Or, reconnaissons-le, les petites maisons d'édition sont quelque peu oubliées par cette proposition de loi.
Le système conventionnel pose un problème, dans la mesure où les grosses centrales de diffusion ont nécessairement plus de poids dans la négociation des délais de paiement des fournisseurs que les petites librairies. À l'inverse, les gros éditeurs peuvent plus facilement négocier des délais de paiement courts que les très petites maisons d'édition. En un mot, le principal défaut du système conventionnel est qu'il avantage par nature les gros acteurs au détriment des petits.
Pour défendre véritablement le secteur du livre, il nous semble important de mettre fin à la précarité galopante qui règne pour les salariés de ce secteur.
Du côté de la diffusion, les libraires indépendants pâtissent en effet de la concurrence des rouleaux compresseurs que sont la Fnac ou Virgin, et du taux de marge particulièrement faible du secteur, ce qui porte le salaire moyen d'un libraire indépendant à 1 600 euros brut, d'après le syndicat de la librairie française.
Du côté de l'édition, les difficultés structurelles du secteur du livre sont connues de tous et poussent les maisons d'édition à la concentration, au recours systématique aux contrats précaires, sous-payés, ou à l'utilisation abusive de stagiaires en grand nombre.
Pourtant, si les deux géants que sont Hachette-Lagardère et Editis se partagent 35 % du marché des ventes de livres, ils sont loin de représenter l'ensemble du secteur !
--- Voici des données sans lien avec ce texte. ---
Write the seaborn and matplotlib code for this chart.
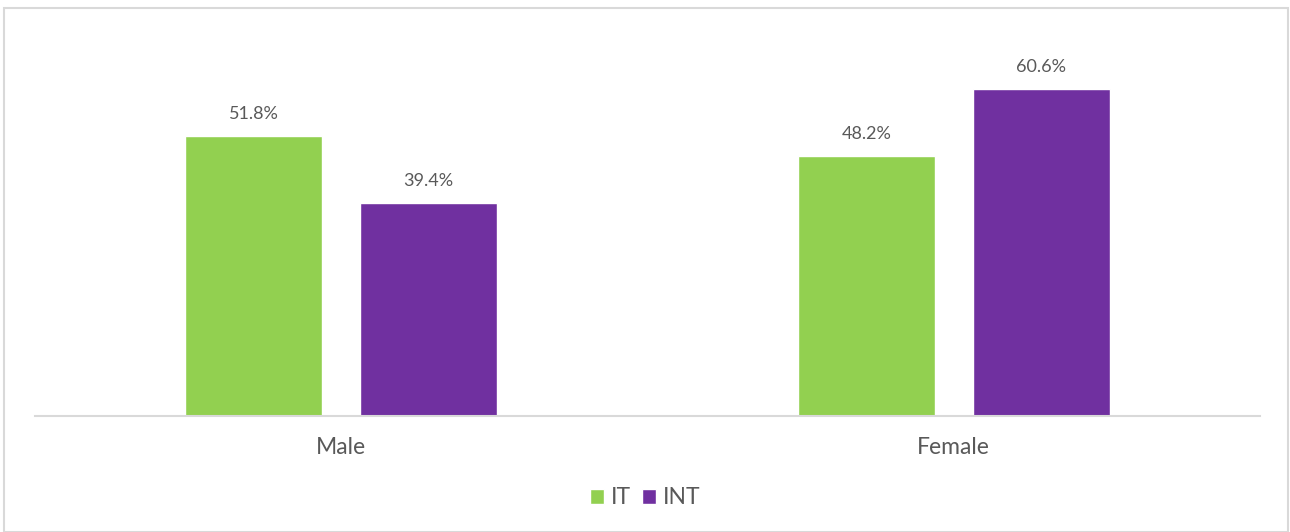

Plutôt que de tabler sur un énième abaissement des cotisations sociales patronales réclamé par les représentants patronaux, il conviendrait, monsieur le ministre, de créer des aides massives au secteur, conditionnées à la réalisation d'objectifs d'amélioration qualitative de l'offre d'emploi dans les maisons d'édition et dans les lieux de diffusion. Il faudrait inciter les acteurs à la pérennisation des contrats et à l'amélioration des conditions de travail et de rémunération.
Les politiques publiques doivent également s'orienter vers la promotion de la diversité des publications. Le marché concurrentiel du livre pousse en effet à la concentration des acteurs, et la recherche de la rentabilité immédiate pousse à l'uniformisation. Si les chaînes de la grande distribution culturelle présentent à peu près le même catalogue, il n'en est pas de même pour les petites librairies qui peuvent se spécialiser.
Il s'agit donc de comprendre que le sort des petites librairies est lié à celui des petites maisons d'édition. Il faut trouver le moyen de concilier les intérêts de ces deux types d'acteurs pour que l'exception culturelle française et la diffusion du livre perdurent. Je tenais, monsieur le ministre, à vous faire passer ce message.
Si ce texte présente une amélioration, il ne réglera certainement pas le problème de fond du secteur du livre, qui est la précarisation constante des salariés. Dans ce domaine, nous proposons d'instituer des aides conditionnées à l'amélioration qualitative des emplois du secteur.
Avec toutes les réserves que j'ai évoquées, les députés communistes, républicains et du parti de gauche voteront pour ce « mea culpa » de la majorité qui revient sur la loi de modernisation de l'économie.